Just so happened I was out there for a quick trip this week (planned many weeks ago, got back tonight). And I was in Boulder last night (my sister lives there) and we were driving back from Fort Fun (where another sister lives).
Drove back as another cell was dumping more rain over the valley with three kids in the back, into a flooded major intersection and my sister is semi-freaking out, saying, "Holy ****, the drop-off over there is EIGHT feet!" (Relax, the kids were sleeping by this point.) And she was freaking out because at said intersection was an apartment complex where she had a friend ... in a garden-level unit. (Friend is fine, last I heard.)
And having been there the past three days, last night in Boulder and seeing everything going on today (and driving through it), and having lived in the area for nearly a decade, what was going on can be summed up in three words:
Ho. Lee. Fuk.
I am dead serious when I say this: This is much, Much, MUCH worse than any blizzard I went through out there. MUCH. It's not even close. It's epic for the area. My sister, whose house in Boulder had one sliver of a corner of her garage designated as a flood zone when they bought it three years ago, thus they had to get flood insurance, woke up this morning to a couple of inches of water in their basement. And couldn't get it stopped because it won't stop raining. They've been trying to pump out the water all day but it won't stop.
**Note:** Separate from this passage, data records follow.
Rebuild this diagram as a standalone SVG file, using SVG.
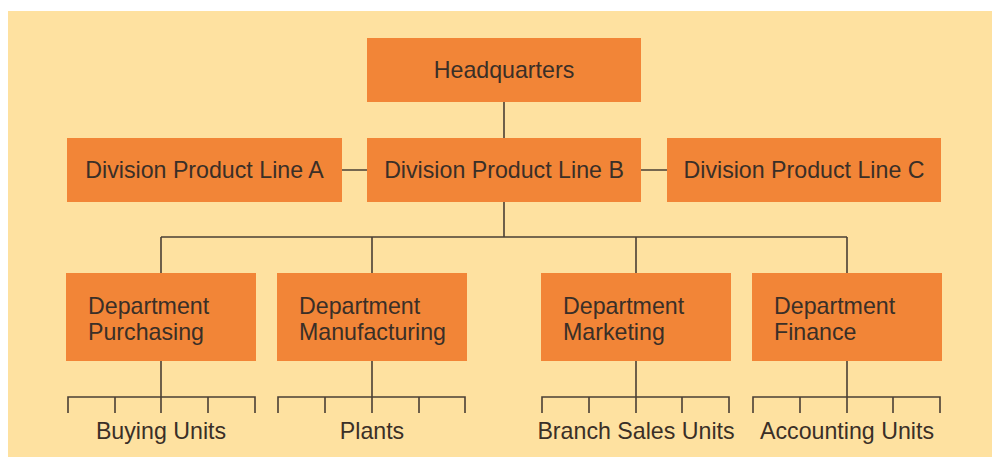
<svg xmlns="http://www.w3.org/2000/svg" width="992" height="457" viewBox="0 0 992 457">
<style>
.box{fill:#F28537}
.t{font-family:"Liberation Sans",Arial,sans-serif;font-size:23.2px;fill:#3a2f27}
.c{text-anchor:middle}
.ln{stroke:#4a3f35;stroke-width:1.6;fill:none}
</style>
<rect x="0" y="0" width="992" height="457" fill="#ffffff"/>
<rect x="8" y="11" width="984" height="446" fill="#FEE1A0"/>
<g id="connectors" class="ln">
<path d="M504 102V138M342 170H367M641 170H667M504 202V237M161 237H847M161 237V273M372 237V273M636 237V273M847 237V273"/>
<path d="M161 361V397M68 413V397H255V413M115 397V413M161 397V413M208 397V413"/>
<path d="M372 361V397M278 413V397H465V413M325 397V413M372 397V413M419 397V413"/>
<path d="M636 361V397M542 413V397H729V413M589 397V413M636 397V413M682 397V413"/>
<path d="M847 361V397M753 413V397H940V413M800 397V413M847 397V413M893 397V413"/>
</g>
<g id="hq"><rect class="box" x="367" y="38" width="274" height="64"/><text class="t c" x="504" y="78">Headquarters</text></g>
<g id="divA"><rect class="box" x="67" y="138" width="275" height="64"/><text class="t c" x="204.5" y="178">Division Product Line A</text></g>
<g id="divB"><rect class="box" x="367" y="138" width="274" height="64"/><text class="t c" x="504" y="178">Division Product Line B</text></g>
<g id="divC"><rect class="box" x="667" y="138" width="274" height="64"/><text class="t c" x="804" y="178">Division Product Line C</text></g>
<g id="deptPurchasing"><rect class="box" x="66" y="273" width="190" height="88"/><text class="t" x="88" y="314">Department</text><text class="t" x="88" y="340">Purchasing</text></g>
<g id="deptManufacturing"><rect class="box" x="277" y="273" width="190" height="88"/><text class="t" x="299" y="314">Department</text><text class="t" x="299" y="340">Manufacturing</text></g>
<g id="deptMarketing"><rect class="box" x="541" y="273" width="190" height="88"/><text class="t" x="563" y="314">Department</text><text class="t" x="563" y="340">Marketing</text></g>
<g id="deptFinance"><rect class="box" x="752" y="273" width="190" height="88"/><text class="t" x="774" y="314">Department</text><text class="t" x="774" y="340">Finance</text></g>
<g id="buyingUnits"><text class="t c" x="161" y="439">Buying Units</text></g>
<g id="plants"><text class="t c" x="372" y="439">Plants</text></g>
<g id="branchSales"><text class="t c" x="636" y="439">Branch Sales Units</text></g>
<g id="accounting"><text class="t c" x="847" y="439">Accounting Units</text></g>
</svg>
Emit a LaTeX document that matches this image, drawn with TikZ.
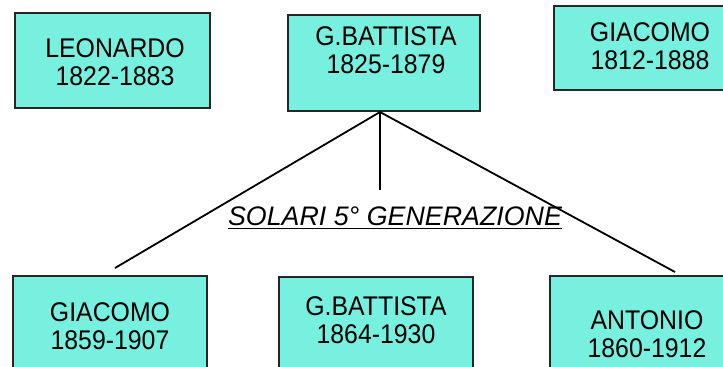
\documentclass[tikz,border=0pt]{standalone}
\usepackage{fontspec}
\setmainfont{Liberation Sans}[FakeStretch=0.92]
\newfontfamily\didascalia{Liberation Sans}
\definecolor{acqua}{RGB}{120,240,224}
\tikzset{
  scheda/.style={draw=black!85, line width=1pt, fill=acqua, inner sep=0pt,
    minimum width=97pt, minimum height=52pt},
  nome/.style={align=center, inner sep=0pt, font=\fontsize{13.5}{14}\selectfont},
  ramo/.style={line width=0.9pt}
}

\begin{document}
\begin{tikzpicture}[x=0.5pt,y=-0.5pt]
\useasboundingbox (0,0) rectangle (723,366);
% generazione precedente
\node[scheda, minimum width=97.5pt, minimum height=47.5pt] (leonardo) at (112.5,60.5) {};
\node[scheda, minimum width=96pt, minimum height=48pt] (gbPadre) at (384,63) {};
\node[scheda, minimum width=96pt, minimum height=42pt] (giacomoZio) at (650,48) {};
\node[nome] (leonardoNome) at (115,62) {LEONARDO\\1822-1883};
\node[nome] (gbPadreNome) at (386,50) {G.BATTISTA\\1825-1879};
\node[nome] (giacomoZioNome) at (650,46) {GIACOMO\\1812-1888};
% figli
\node[scheda] (giacomoFiglio) at (110,328) {};
\node[scheda] (gbFiglio) at (376,329) {};
\node[scheda] (antonio) at (647,328) {};
\node[nome] (giacomoFiglioNome) at (110,326) {GIACOMO\\1859-1907};
\node[nome] (gbFiglioNome) at (376,320.5) {G.BATTISTA\\1864-1930};
\node[nome] (antonioNome) at (647,334) {ANTONIO\\1860-1912};
% rami
\coordinate (vertice) at ([xshift=-2pt]gbPadre.south);
\coordinate (fineSx) at ([xshift=2.5pt,yshift=3.5pt]giacomoFiglio.north);
\coordinate (fineCentro) at (380,190);
\coordinate (fineDx) at ([xshift=14pt,yshift=1.5pt]antonio.north);
\draw[ramo] (vertice) -- (fineSx);
\draw[ramo] (vertice) -- (fineCentro);
\draw[ramo] (vertice) -- (fineDx);
\node[inner sep=0pt, font=\didascalia\itshape\fontsize{13.4}{15}\selectfont] (generazione) at (395,218)
  {\underline{SOLARI 5° GENERAZIONE}};
\end{tikzpicture}
\end{document}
She put up a picture on Facebook of two of her kids in the basement in boots and umbrellas open that I'd put up here, but I won't expose them to you all (even though they are super adorable).
My last look showed Boulder got 9 inches of rain. With lots more on the way.
The equivalent? 9 FEET of snow.
Then this just crossed: A large surge of water, mud, rocks and debris, including cars, about 30 feet deep is heading down Fourmile Creek, according to an 11:10 p.m. call to Boulder County by a resident of Emerson Gulch. The flow is expected to reach Boulder Creek at about midnight.
I saw earlier it's a 100-year flood. Others have placed it at a 500-year flood. And Boulder is getting the attention, but others have it much worse.
Sister in Boulder has friends in Lyons who fear their house is gone. Lyons is cut off, has no clean water, no market, no sewer system and a lot of the town's residents in as much of high ground as possible. Other friends of hers have leaking roofs, 5 feet of water in basements, you name it.
It's the Rockies' Hurricane Sandy times 10 and minus the wind.